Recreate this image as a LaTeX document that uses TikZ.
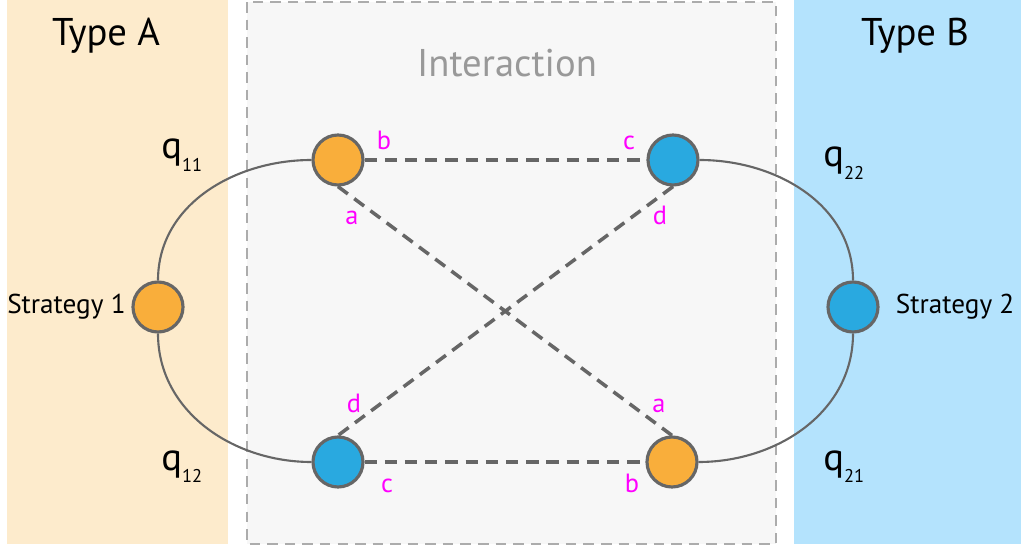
\documentclass[tikz,border=0pt]{standalone}
\usepackage{fontspec}
\setmainfont{PT Sans}
\usepackage{xcolor}
\usepackage{tikz}
\usetikzlibrary{positioning}

\definecolor{peach}{RGB}{253,235,204}
\definecolor{skyblue}{RGB}{180,227,253}
\definecolor{boxgray}{RGB}{247,247,247}
\definecolor{dashgray}{RGB}{172,172,172}
\definecolor{linegray}{RGB}{102,102,102}
\definecolor{sorange}{RGB}{249,174,59}
\definecolor{sblue}{RGB}{41,169,224}
\definecolor{pink}{RGB}{255,0,255}

\newcommand{\qlab}[1]{q\raisebox{-7pt}{\fontsize{10.5}{12}\selectfont #1}}

\begin{document}
\begin{tikzpicture}[x=0.02cm,y=-0.02cm,semithick]
	\tikzstyle{orng}=[draw=linegray, line width=1.8pt, circle, fill=sorange, minimum size=1cm, inner sep=0pt]
	\tikzstyle{blu}=[orng, fill=sblue]
	\tikzstyle{lbl}=[text=pink, font=\fontsize{15}{18}\selectfont, anchor=base]
	\tikzstyle{big}=[font=\fontsize{22}{26}\selectfont, anchor=base]
	\tikzstyle{strat}=[font=\fontsize{15.5}{18}\selectfont, inner sep=3pt]
	\tikzstyle{link}=[draw=linegray, line width=1.2pt]
	\tikzstyle{pair}=[draw=linegray, line width=2pt, dash pattern=on 7pt off 4.5pt]

	\useasboundingbox (0,0) rectangle (1021,550);
	% panels
	\fill[peach] (7,0) rectangle (228,544);
	\fill[skyblue] (794,0) rectangle (1021,544);
	\draw[dashgray, fill=boxgray, line width=1.3pt, dash pattern=on 6pt off 4pt] (247,2) rectangle (776,544);

	\node[big] (typeA) at (106,46) {Type A};
	\node[big] (typeB) at (915,46) {Type B};
	\node[big, text=black!40] (inter) at (507,77) {Interaction};

	% strategies
	\node[orng] (S1) at (158,307) {};
	\node[blu]  (S2) at (853,307) {};
	\node[strat] (st1) [left=0pt of S1]  {Strategy 1};
	\node[strat] (st2) [right=6pt of S2] {Strategy 2};

	% pairs
	\node[orng] (A1) at (338,160) {};
	\node[blu]  (B1) at (673,160) {};
	\node[blu]  (B2) at (338,462) {};
	\node[orng] (A2) at (672,462) {};

	\node[big, anchor=base west] (q11) at (155,159) {\qlab{11}};
	\node[big, anchor=base west] (q12) at (155,470) {\qlab{12}};
	\node[big, anchor=base west] (q22) at (817,167) {\qlab{22}};
	\node[big, anchor=base west] (q21) at (817,470) {\qlab{21}};

	\path
		(S1.north) edge [link, out=90, in=180] (A1.west)
		(S1.south) edge [link, out=-90, in=180] (B2.west)
		(B1.east) edge [link, out=0, in=90] (S2.north)
		(A2.east) edge [link, out=0, in=-90] (S2.south)
		(A1) edge [pair] (B1)
		(B2) edge [pair] (A2)
		(A1.south) edge [pair] (A2.north)
		(B1.south) edge [pair] (B2.north);

	% payoff letters
	\node[lbl] (lb1) at (384,150) {b};
	\node[lbl] (la1) at (352,225) {a};
	\node[lbl] (lc1) at (629,150) {c};
	\node[lbl] (ld1) at (660,225) {d};
	\node[lbl] (ld2) at (354,413) {d};
	\node[lbl] (lc2) at (387,492) {c};
	\node[lbl] (la2) at (659,413) {a};
	\node[lbl] (lb2) at (632,492) {b};
\end{tikzpicture}
\end{document}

AIM OF THE EXERCISE: Reproduce the material word for word. Any pictures should be left out of the copy.

TASK OUTPUT:
Recreate this image as a LaTeX document that uses TikZ.
\documentclass[tikz,border=0pt]{standalone}
\usepackage{fontspec}
\setmainfont{PT Sans}
\usepackage{xcolor}
\usepackage{tikz}
\usetikzlibrary{positioning}

\definecolor{peach}{RGB}{253,235,204}
\definecolor{skyblue}{RGB}{180,227,253}
\definecolor{boxgray}{RGB}{247,247,247}
\definecolor{dashgray}{RGB}{172,172,172}
\definecolor{linegray}{RGB}{102,102,102}
\definecolor{sorange}{RGB}{249,174,59}
\definecolor{sblue}{RGB}{41,169,224}
\definecolor{pink}{RGB}{255,0,255}

\newcommand{\qlab}[1]{q\raisebox{-7pt}{\fontsize{10.5}{12}\selectfont #1}}

\begin{document}
\begin{tikzpicture}[x=0.02cm,y=-0.02cm,semithick]
	\tikzstyle{orng}=[draw=linegray, line width=1.8pt, circle, fill=sorange, minimum size=1cm, inner sep=0pt]
	\tikzstyle{blu}=[orng, fill=sblue]
	\tikzstyle{lbl}=[text=pink, font=\fontsize{15}{18}\selectfont, anchor=base]
	\tikzstyle{big}=[font=\fontsize{22}{26}\selectfont, anchor=base]
	\tikzstyle{strat}=[font=\fontsize{15.5}{18}\selectfont, inner sep=3pt]
	\tikzstyle{link}=[draw=linegray, line width=1.2pt]
	\tikzstyle{pair}=[draw=linegray, line width=2pt, dash pattern=on 7pt off 4.5pt]

	\useasboundingbox (0,0) rectangle (1021,550);
	% panels
	\fill[peach] (7,0) rectangle (228,544);
	\fill[skyblue] (794,0) rectangle (1021,544);
	\draw[dashgray, fill=boxgray, line width=1.3pt, dash pattern=on 6pt off 4pt] (247,2) rectangle (776,544);

	\node[big] (typeA) at (106,46) {Type A};
	\node[big] (typeB) at (915,46) {Type B};
	\node[big, text=black!40] (inter) at (507,77) {Interaction};

	% strategies
	\node[orng] (S1) at (158,307) {};
	\node[blu]  (S2) at (853,307) {};
	\node[strat] (st1) [left=0pt of S1]  {Strategy 1};
	\node[strat] (st2) [right=6pt of S2] {Strategy 2};

	% pairs
	\node[orng] (A1) at (338,160) {};
	\node[blu]  (B1) at (673,160) {};
	\node[blu]  (B2) at (338,462) {};
	\node[orng] (A2) at (672,462) {};

	\node[big, anchor=base west] (q11) at (155,159) {\qlab{11}};
	\node[big, anchor=base west] (q12) at (155,470) {\qlab{12}};
	\node[big, anchor=base west] (q22) at (817,167) {\qlab{22}};
	\node[big, anchor=base west] (q21) at (817,470) {\qlab{21}};

	\path
		(S1.north) edge [link, out=90, in=180] (A1.west)
		(S1.south) edge [link, out=-90, in=180] (B2.west)
		(B1.east) edge [link, out=0, in=90] (S2.north)
		(A2.east) edge [link, out=0, in=-90] (S2.south)
		(A1) edge [pair] (B1)
		(B2) edge [pair] (A2)
		(A1.south) edge [pair] (A2.north)
		(B1.south) edge [pair] (B2.north);

	% payoff letters
	\node[lbl] (lb1) at (384,150) {b};
	\node[lbl] (la1) at (352,225) {a};
	\node[lbl] (lc1) at (629,150) {c};
	\node[lbl] (ld1) at (660,225) {d};
	\node[lbl] (ld2) at (354,413) {d};
	\node[lbl] (lc2) at (387,492) {c};
	\node[lbl] (la2) at (659,413) {a};
	\node[lbl] (lb2) at (632,492) {b};
\end{tikzpicture}
\end{document}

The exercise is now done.